- **Stated task**
Write out every line of the material as it stands, apart from the pictures.
^^^^
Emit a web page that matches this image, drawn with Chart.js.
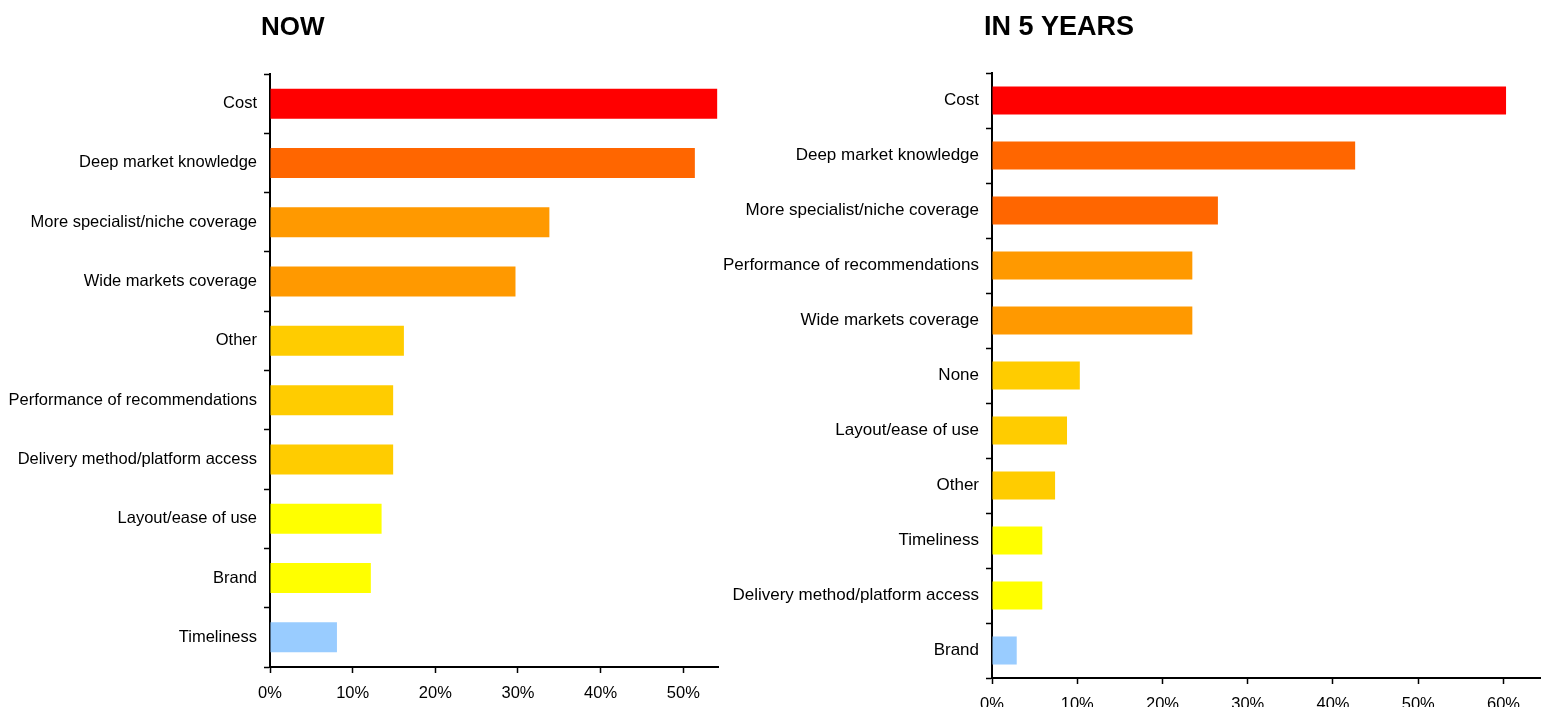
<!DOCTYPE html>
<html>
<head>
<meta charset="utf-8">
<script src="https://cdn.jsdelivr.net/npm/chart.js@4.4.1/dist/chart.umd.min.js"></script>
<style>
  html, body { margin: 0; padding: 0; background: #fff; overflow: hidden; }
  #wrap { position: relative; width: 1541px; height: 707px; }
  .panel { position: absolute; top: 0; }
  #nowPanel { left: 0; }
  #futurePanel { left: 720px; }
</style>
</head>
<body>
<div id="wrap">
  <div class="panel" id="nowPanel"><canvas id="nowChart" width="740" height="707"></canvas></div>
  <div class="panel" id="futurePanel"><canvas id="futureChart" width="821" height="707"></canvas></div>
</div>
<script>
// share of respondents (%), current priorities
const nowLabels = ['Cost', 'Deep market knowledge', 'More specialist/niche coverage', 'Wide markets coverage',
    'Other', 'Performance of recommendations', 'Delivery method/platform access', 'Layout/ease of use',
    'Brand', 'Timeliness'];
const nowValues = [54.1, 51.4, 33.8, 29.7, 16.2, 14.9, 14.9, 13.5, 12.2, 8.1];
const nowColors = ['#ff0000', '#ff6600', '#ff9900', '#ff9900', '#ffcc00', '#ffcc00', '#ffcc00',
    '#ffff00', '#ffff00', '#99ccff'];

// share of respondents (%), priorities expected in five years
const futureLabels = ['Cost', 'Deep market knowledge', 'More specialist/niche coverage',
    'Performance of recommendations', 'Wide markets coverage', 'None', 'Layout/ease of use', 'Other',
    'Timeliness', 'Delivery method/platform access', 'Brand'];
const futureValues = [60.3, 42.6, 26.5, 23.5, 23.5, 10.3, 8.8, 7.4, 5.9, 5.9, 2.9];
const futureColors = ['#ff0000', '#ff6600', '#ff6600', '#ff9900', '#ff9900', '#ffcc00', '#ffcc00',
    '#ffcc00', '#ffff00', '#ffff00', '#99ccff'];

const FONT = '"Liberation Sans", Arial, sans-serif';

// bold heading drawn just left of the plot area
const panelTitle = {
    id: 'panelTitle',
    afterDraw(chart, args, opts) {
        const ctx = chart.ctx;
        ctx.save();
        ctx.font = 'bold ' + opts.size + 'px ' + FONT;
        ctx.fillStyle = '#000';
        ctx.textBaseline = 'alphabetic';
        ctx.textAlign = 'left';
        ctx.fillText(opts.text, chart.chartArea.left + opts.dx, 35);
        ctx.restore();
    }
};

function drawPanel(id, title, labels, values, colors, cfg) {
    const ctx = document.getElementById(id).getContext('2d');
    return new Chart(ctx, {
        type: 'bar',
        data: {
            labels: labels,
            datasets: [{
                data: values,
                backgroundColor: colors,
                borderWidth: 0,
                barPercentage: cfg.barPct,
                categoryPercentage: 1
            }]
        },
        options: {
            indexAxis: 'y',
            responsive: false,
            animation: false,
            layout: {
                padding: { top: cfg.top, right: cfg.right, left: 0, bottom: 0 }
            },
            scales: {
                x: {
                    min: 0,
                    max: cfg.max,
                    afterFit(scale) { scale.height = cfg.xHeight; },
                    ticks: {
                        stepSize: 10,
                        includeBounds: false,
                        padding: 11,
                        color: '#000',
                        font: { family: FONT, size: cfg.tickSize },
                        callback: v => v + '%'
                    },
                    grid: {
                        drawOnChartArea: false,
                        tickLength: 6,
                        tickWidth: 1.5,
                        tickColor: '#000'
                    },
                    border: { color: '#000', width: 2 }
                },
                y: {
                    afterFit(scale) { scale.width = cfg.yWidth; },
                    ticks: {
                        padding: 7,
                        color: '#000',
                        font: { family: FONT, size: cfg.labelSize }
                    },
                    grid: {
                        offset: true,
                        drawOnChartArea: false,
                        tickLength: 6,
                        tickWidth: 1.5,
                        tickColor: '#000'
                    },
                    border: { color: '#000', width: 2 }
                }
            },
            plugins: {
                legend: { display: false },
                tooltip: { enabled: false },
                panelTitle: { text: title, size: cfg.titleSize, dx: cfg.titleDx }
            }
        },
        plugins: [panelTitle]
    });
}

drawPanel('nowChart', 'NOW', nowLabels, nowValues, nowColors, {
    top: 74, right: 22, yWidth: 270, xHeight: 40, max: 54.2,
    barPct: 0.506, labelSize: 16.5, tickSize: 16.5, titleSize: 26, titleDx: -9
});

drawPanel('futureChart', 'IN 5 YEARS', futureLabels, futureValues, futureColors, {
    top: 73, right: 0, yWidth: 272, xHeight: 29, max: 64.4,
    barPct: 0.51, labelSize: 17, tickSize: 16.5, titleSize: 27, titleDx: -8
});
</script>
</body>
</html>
^^^^
- **Final result**
Emit a web page that matches this image, drawn with Chart.js.
<!DOCTYPE html>
<html>
<head>
<meta charset="utf-8">
<script src="https://cdn.jsdelivr.net/npm/chart.js@4.4.1/dist/chart.umd.min.js"></script>
<style>
  html, body { margin: 0; padding: 0; background: #fff; overflow: hidden; }
  #wrap { position: relative; width: 1541px; height: 707px; }
  .panel { position: absolute; top: 0; }
  #nowPanel { left: 0; }
  #futurePanel { left: 720px; }
</style>
</head>
<body>
<div id="wrap">
  <div class="panel" id="nowPanel"><canvas id="nowChart" width="740" height="707"></canvas></div>
  <div class="panel" id="futurePanel"><canvas id="futureChart" width="821" height="707"></canvas></div>
</div>
<script>
// share of respondents (%), current priorities
const nowLabels = ['Cost', 'Deep market knowledge', 'More specialist/niche coverage', 'Wide markets coverage',
    'Other', 'Performance of recommendations', 'Delivery method/platform access', 'Layout/ease of use',
    'Brand', 'Timeliness'];
const nowValues = [54.1, 51.4, 33.8, 29.7, 16.2, 14.9, 14.9, 13.5, 12.2, 8.1];
const nowColors = ['#ff0000', '#ff6600', '#ff9900', '#ff9900', '#ffcc00', '#ffcc00', '#ffcc00',
    '#ffff00', '#ffff00', '#99ccff'];

// share of respondents (%), priorities expected in five years
const futureLabels = ['Cost', 'Deep market knowledge', 'More specialist/niche coverage',
    'Performance of recommendations', 'Wide markets coverage', 'None', 'Layout/ease of use', 'Other',
    'Timeliness', 'Delivery method/platform access', 'Brand'];
const futureValues = [60.3, 42.6, 26.5, 23.5, 23.5, 10.3, 8.8, 7.4, 5.9, 5.9, 2.9];
const futureColors = ['#ff0000', '#ff6600', '#ff6600', '#ff9900', '#ff9900', '#ffcc00', '#ffcc00',
    '#ffcc00', '#ffff00', '#ffff00', '#99ccff'];

const FONT = '"Liberation Sans", Arial, sans-serif';

// bold heading drawn just left of the plot area
const panelTitle = {
    id: 'panelTitle',
    afterDraw(chart, args, opts) {
        const ctx = chart.ctx;
        ctx.save();
        ctx.font = 'bold ' + opts.size + 'px ' + FONT;
        ctx.fillStyle = '#000';
        ctx.textBaseline = 'alphabetic';
        ctx.textAlign = 'left';
        ctx.fillText(opts.text, chart.chartArea.left + opts.dx, 35);
        ctx.restore();
    }
};

function drawPanel(id, title, labels, values, colors, cfg) {
    const ctx = document.getElementById(id).getContext('2d');
    return new Chart(ctx, {
        type: 'bar',
        data: {
            labels: labels,
            datasets: [{
                data: values,
                backgroundColor: colors,
                borderWidth: 0,
                barPercentage: cfg.barPct,
                categoryPercentage: 1
            }]
        },
        options: {
            indexAxis: 'y',
            responsive: false,
            animation: false,
            layout: {
                padding: { top: cfg.top, right: cfg.right, left: 0, bottom: 0 }
            },
            scales: {
                x: {
                    min: 0,
                    max: cfg.max,
                    afterFit(scale) { scale.height = cfg.xHeight; },
                    ticks: {
                        stepSize: 10,
                        includeBounds: false,
                        padding: 11,
                        color: '#000',
                        font: { family: FONT, size: cfg.tickSize },
                        callback: v => v + '%'
                    },
                    grid: {
                        drawOnChartArea: false,
                        tickLength: 6,
                        tickWidth: 1.5,
                        tickColor: '#000'
                    },
                    border: { color: '#000', width: 2 }
                },
                y: {
                    afterFit(scale) { scale.width = cfg.yWidth; },
                    ticks: {
                        padding: 7,
                        color: '#000',
                        font: { family: FONT, size: cfg.labelSize }
                    },
                    grid: {
                        offset: true,
                        drawOnChartArea: false,
                        tickLength: 6,
                        tickWidth: 1.5,
                        tickColor: '#000'
                    },
                    border: { color: '#000', width: 2 }
                }
            },
            plugins: {
                legend: { display: false },
                tooltip: { enabled: false },
                panelTitle: { text: title, size: cfg.titleSize, dx: cfg.titleDx }
            }
        },
        plugins: [panelTitle]
    });
}

drawPanel('nowChart', 'NOW', nowLabels, nowValues, nowColors, {
    top: 74, right: 22, yWidth: 270, xHeight: 40, max: 54.2,
    barPct: 0.506, labelSize: 16.5, tickSize: 16.5, titleSize: 26, titleDx: -9
});

drawPanel('futureChart', 'IN 5 YEARS', futureLabels, futureValues, futureColors, {
    top: 73, right: 0, yWidth: 272, xHeight: 29, max: 64.4,
    barPct: 0.51, labelSize: 17, tickSize: 16.5, titleSize: 27, titleDx: -8
});
</script>
</body>
</html>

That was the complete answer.